赵景行一把抓住他的肩头,脸色白得像是幽灵一样,落在夏均肩上的那只手也是骨节发白,毫无血色:“她在哪?”
“在分娩室里面,林妹妹说她要早产了!但是情况很不好,因为她……”
夏均说到这里,心下一阵强烈的疼痛、愧疚和自责霎时间涌了上来,这一句话硬生生断在喉咙里,没能说下去。
夏然的身孕本来一直状况很稳定,母体和三个胎儿都发育得非常健康,虽然多胞胎早产率很高,但林涵之之前说过以她的情况,正常地足月生产也是完全可以做到的。
可是眼看着朝临基地的危机已经过去,偏偏就出了那一次意外!
当时爆炸产生的猛烈冲击波,就已经对夏然的子宫造成了严重的冲撞和震动,再加上他情急之下扑倒夏然的那一撞一滚,也不可避免地压到了她的腹部。
七个多月怀着三胞胎的肚子,哪里能受得了这样的连续折腾,夏然当场就出现了大出血,被他送到医院里面急救的时候,林涵之一眼就看出她肯定要早产了。
当时他就该早一步发现那个偷袭的金钻王冠士兵,当时他就不该答应让她上战场,当时他就该早一步带着她进入防空掩体……这全是他的错,是他太无能太没用,没有保护好她。夏然被精心照顾了七个多月,没有出过一点事情,但是一到他这里,他就害她变成了这个样子!
赵景行眉头一蹙,正要继续追问,分娩室里面突然传出了一声撕心裂肺的惨叫,满是极度的痛楚,正是夏然发出来的。
赵景行全身猛然一颤,心脏犹如被这一声惨叫紧紧攥住,疼得连呼吸都一瞬间停滞。

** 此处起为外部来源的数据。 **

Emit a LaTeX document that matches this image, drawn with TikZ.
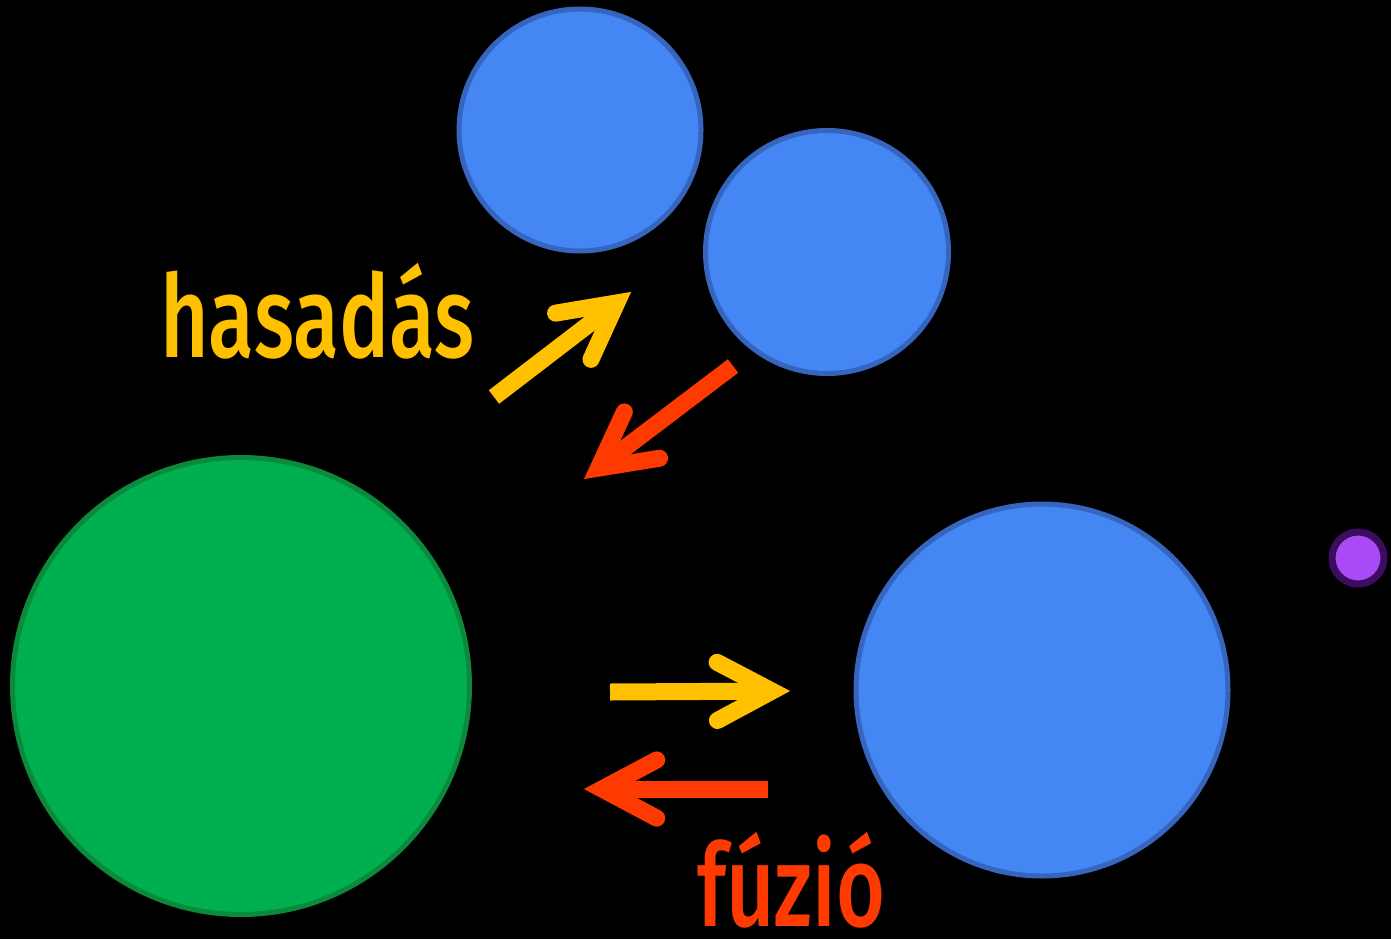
\documentclass[tikz,border=0pt]{standalone}
\usepackage{fontspec}
\usetikzlibrary{calc}
\newfontfamily\labelfont[FakeStretch=0.73]{Fira Sans Medium}
\definecolor{bfill}{HTML}{4487F4}
\definecolor{bline}{HTML}{3565BC}
\definecolor{gfill}{HTML}{00AF50}
\definecolor{gline}{HTML}{0B8A3C}
\definecolor{pfill}{HTML}{A94AF7}
\definecolor{pline}{HTML}{3E0C5E}
\definecolor{ayel}{HTML}{FFC000}
\definecolor{ared}{HTML}{FF3A00}
\begin{document}
\begin{tikzpicture}[x=1pt,y=-1pt,
  ball/.style={circle,inner sep=0pt,minimum size=#1,line width=5pt},
  blueball/.style={ball=#1,draw=bline,fill=bfill},
  shaft/.style={line width=17pt,line cap=butt},
  chev/.style={line width=17pt,line cap=round,line join=miter,miter limit=10},
  lbl/.style={font=\labelfont\fontsize{115}{115}\selectfont,inner sep=0pt,anchor=base west}]
\fill[black] (0,0) rectangle (1391,939);
\useasboundingbox (0,0) rectangle (1391,939);
% nuclei
\node[blueball=242pt] (t1) at (580,130) {};
\node[blueball=243pt] (t2) at (827,252) {};
\node[ball=457pt,draw=gline,fill=gfill] (g) at (241,686) {};
\node[blueball=372pt] (b) at (1042,690) {};
\node[ball=52pt,line width=7pt,draw=pline,fill=pfill] (p) at (1358,558) {};
% arrow coordinates
\coordinate (a1s) at (494,397);  \coordinate (a1t) at (631,292);
\coordinate (a2s) at (733,366);  \coordinate (a2t) at (584,479);
\coordinate (a3s) at (610,692);  \coordinate (a3t) at (790,691);
\coordinate (a4s) at (768,789);  \coordinate (a4t) at (584,789);
\foreach \s/\t/\c in {a1s/a1t/ayel,a2s/a2t/ared,a3s/a3t/ayel,a4s/a4t/ared}{
  \coordinate (v) at ($(\t)!18pt!(\s)$);
  \draw[shaft,\c] (\s) -- (v);
  \draw[chev,\c] ($(v)!62pt!28:(\s)$) -- (v) -- ($(v)!62pt!-28:(\s)$);
}
% labels
\node[lbl,text=ayel] (h) at (160,357) {hasadás};
\node[lbl,text=ared] (f) at (697,926) {fúzió};
\end{tikzpicture}
\end{document}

他也顾不得许多,立刻以念动力给自己从头到脚做了一遍无菌处理,打开分娩室的门冲了进去。
里面的医生护士们被他吓了一大跳,赵景行没有理会他们,直接冲到产床前。
夏然躺在产床上,全身衣服和长发都被大汗湿透,脸色惨白,双手死死地抓住床沿,已经痛得神智模糊。一看见赵景行进来,就像是看到了救命稻草一样,下意识地朝他伸出一只手,忍不住哭叫起来:
“赵景行,好痛……”
她平时即使是在赵景行的面前,也很少这么喊痛,但女人生孩子的疼痛是人类所有痛觉里面级别最高的一种,据说相当于十二根肋骨同时被折断,而且夏然肚子里怀的还是三胞胎,现在无法顺利生产,痛楚更甚,根本就无法忍受。
赵景行心痛得仿佛他的肋骨也正在被齐齐折断,一把抓住夏然的那只手,只觉得她的手一片冰冷,手掌中全是湿漉漉的汗水。低头一看,她下身的床单上全是鲜血,却一点也没有孩子要出生的迹象。
“怎么回事?”他猛然回头,厉声问周围的医生,“她既然不能顺产,为什么不做剖宫手术?”
“因为剖宫手术的风险更大。”林涵之满头大汗地回答,“从其他基地请来的那两名妇产科医生,在朝临基地遇到空袭的时候本来是躲在防空掩体里面,但是那一处掩体被炸毁,两人都失踪了,现在正在派人寻找当中,还没有找到。我们这几个医生没有经验,上次江哥的手术能母子平安已经是运气最好的情况,然姐的情况比江哥还要糟糕,手术比自然分娩更危险,所以不能……”
他说到一半,发现夏然似乎已经精疲力竭,不再惨叫,而是微弱地喘息着,半开半阖着眼睛,一副像是快要昏迷过去的样子,大惊之下连忙把她叫醒:
“然姐……夏然!不能睡!不能在这个时候停下,继续用力!”
夏然的剧烈阵痛持续了好几个小时,长时间的疼痛折磨再加上失血过多,人也变得越来越虚弱。已经很多次想要昏睡过去,又被周围的医生们拼命唤醒,到这时候真的是没有一点力气了。